Large Portions Of America Agree That ‘Things Are Better’ With Biden In Office


Any narrative asserting that President Joe Biden isn’t delivering substantive results for Americans — of which many people are, in fact, aware — is false. In other words, the idea of Biden running a so-called basement campaign, which was falsely raised during the 2020 contest and has been slowly re-emerging now, still fails.

Recent polling from YouGov and CBS News found that almost all of the likely voters at least leaning towards Biden over Donald Trump in next year’s general election in the presidential race say they believe conditions are better with Biden. Asked if thinking “things are better under Biden” was among reasons for their support, 85 percent of Biden’s backers answered affirmatively. The portions were substantially similar across demographic groups, though only 76 percent of the independents supporting Biden went with the idea.

The results from respondents in general on the question of which candidate they’d support assuming Biden and Trump face each other again were more mixed. Among those deemed likely voters, Trump led nationally by a single percentage point — not enough to make much of a conclusive determination about the status of the race other than that Biden and Trump appear to be close, contrary to the latter’s characteristically repeated claims. Biden led among groups including women and young people, meaning survey respondents under the age of 30. He was a remarkable 30 percentage points ahead of Trump with the latter group, showcasing a clear presidential preference.

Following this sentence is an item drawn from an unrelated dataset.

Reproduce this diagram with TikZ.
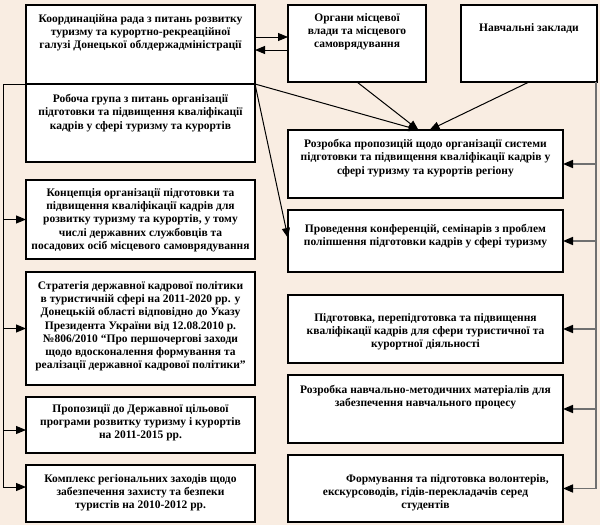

Trump and Biden both have primary challengers, but surveys do not reveal any clear indication that any of those intraparty opponents will be coming anywhere close to actually making a dent. Trump also continues facing challenges to his eligibility, including a recent push from state legislators in California for intervention by the state’s attorney general to help secure a swift resolution to the question in the state’s court system. Considering the number of delegates that state sends to parties’ presidential nominating conventions, the scenario in which Trump doesn’t appear on the primary ballot could substantially impact his campaign for Republicans’ nomination.